Our destination, the 片瀬江ノ島駅 Katase-Enoshima Station.

This station is closer to Enoshima than the Shōnan-Enoshima Station that we arrived at in the morning. It is the southern terminus of Odakyu‘s Enoshima Line. 藤沢駅 Fujisawa Station, which is on the JR Line, is just 7 minutes away.

Evening

We took the next train to Fujisawa, changing to a JR train to return to Tokyo there. We decided to get off at Yokohama Station for dinner before continuing back to the hotel at Otorii.

We were really surprised to come across this restaurant, the ディック・ブルーナ テーブル Dick Bruna Table! Dick Bruna is the creator of Miffy, a character for children that is extremely popular in Japan. Last month, we visited Utrecht, the city in the Netherlands where Dick Bruna is from. We even saw a Miffy pedestrian crossing light!

We ended up eating at こめらく Komeraku, a お茶漬け ochazuke restaurant in Porta, the underground shopping mall connected to Yokohama Station.

The ochazuke is basically a seafood donburi intended to be soaked with hot tea or dashi. Like our seafood donburis for lunch, both we had here were very good.

We also got 3 pieces of から揚げ karaage, which were excellent.

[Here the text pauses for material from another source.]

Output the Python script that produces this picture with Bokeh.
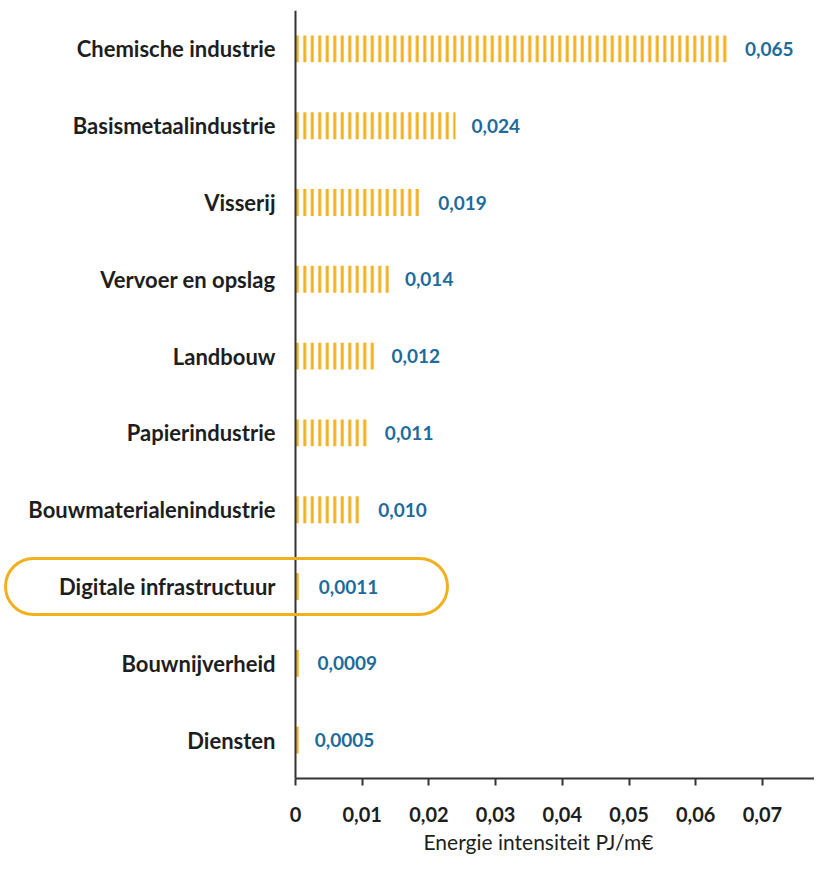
from bokeh.plotting import figure
from bokeh.models import Span, BoxAnnotation, FixedTicker, CustomJSTickFormatter, Range1d, ColumnDataSource, Title
from bokeh.core.properties import value
from bokeh.embed import file_html
from bokeh.resources import INLINE

categories = ["Chemische industrie", "Basismetaalindustrie", "Visserij", "Vervoer en opslag",
              "Landbouw", "Papierindustrie", "Bouwmaterialenindustrie", "Digitale infrastructuur",
              "Bouwnijverheid", "Diensten"]
values = [0.065, 0.024, 0.019, 0.014, 0.012, 0.011, 0.010, 0.0011, 0.0009, 0.0005]
value_labels = ["0,065", "0,024", "0,019", "0,014", "0,012", "0,011", "0,010", "0,0011", "0,0009", "0,0005"]
x_ticks = [0, 0.01, 0.02, 0.03, 0.04, 0.05, 0.06, 0.07]
highlight = "Digitale infrastructuur"
x_title = "Energie intensiteit PJ/m€"

W, H = 814, 856
zero_px = 295
px_per_unit = 6670.0
x_start = -zero_px / px_per_unit
x_end = (W - zero_px) / px_per_unit

n = len(categories)
ys = [n - 1 - i for i in range(n)]

src = ColumnDataSource(dict(y=ys, v=values, cat=categories, lab=value_labels, zero=[0] * n))

p = figure(width=W, height=H, output_backend="svg", toolbar_location=None,
           x_range=Range1d(x_start, x_end), y_range=Range1d(-0.5, n - 0.5),
           min_border_left=0, min_border_right=0, min_border_top=10, min_border_bottom=78)
p.outline_line_color = None
p.xgrid.visible = False
p.ygrid.visible = False
p.yaxis.visible = False
p.background_fill_color = "white"

bar_color = "#F2B01E"
p.hbar(y="y", left=0, right="v", height=0.35, source=src, fill_alpha=0, line_color=None,
       hatch_pattern="vertical_line", hatch_color=bar_color, hatch_scale=7.5, hatch_weight=3)

p.text(x="zero", y="y", text="cat", source=src, x_offset=-20, text_align="right",
       text_baseline="middle", text_font=value("Lato"), text_font_style="bold",
       text_font_size="22px", text_color="#1e1e1e")
p.text(x="v", y="y", text="lab", source=src, x_offset=16, text_align="left",
       text_baseline="middle", text_font=value("Lato"), text_font_style="bold",
       text_font_size="19px", text_color="#1d6b9b")

p.add_layout(Span(location=0, dimension="height", line_color="#333333", line_width=2))

hi = ys[categories.index(highlight)]
p.add_layout(BoxAnnotation(left=(5 - zero_px) / px_per_unit, right=(447 - zero_px) / px_per_unit,
                           bottom=hi - 0.365, top=hi + 0.365, fill_alpha=0,
                           line_color=bar_color, line_alpha=1.0, line_width=3, border_radius=28))

ax = p.xaxis[0]
ax.bounds = (0, x_end)
ax.ticker = FixedTicker(ticks=x_ticks)
ax.formatter = CustomJSTickFormatter(code='return tick === 0 ? "0" : tick.toFixed(2).replace(".", ",");')
ax.axis_line_color = "#333333"
ax.axis_line_width = 2
ax.major_tick_out = 7
ax.major_tick_in = 0
ax.major_tick_line_color = "#333333"
ax.major_tick_line_width = 2
ax.minor_tick_line_color = None
ax.major_label_standoff = 21
ax.major_label_text_font = "Lato"
ax.major_label_text_font_style = "bold"
ax.major_label_text_font_size = "20px"
ax.major_label_text_color = "#1e1e1e"

p.add_layout(Title(text=x_title, align="left", offset=423, standoff=4, text_font="Lato",
                   text_font_style="normal", text_font_size="21px", text_color="#1e1e1e"), "below")

open("out.html", "w").write(file_html(p, INLINE))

We came across a Little Italy thing on the ground.

And, we came across an Aflac office! Who knew they were in Japan!

We got a snack from くりて庵 Kurikoan, a taiyaki shop. The taiyaki wasn’t really photographable in any meaningful way but we did capture the wrapper! It is amusing that くりて庵, when written vertically and viewed at an angle, looks like it spells out NSA!

We left the Porta at around 7:20pm, definitely a busy time with hordes of people passing through. We went to the Keikyu section of the station to return to Otorii. When taking Keikyu, it is possible to simply take a train to Haneda Airport. Alternatively, take a train that is going up to Shinagawa and change trains at Keikyu-Kamata, which has a higher frequency of trains departing to Haneda compared to Yokohama.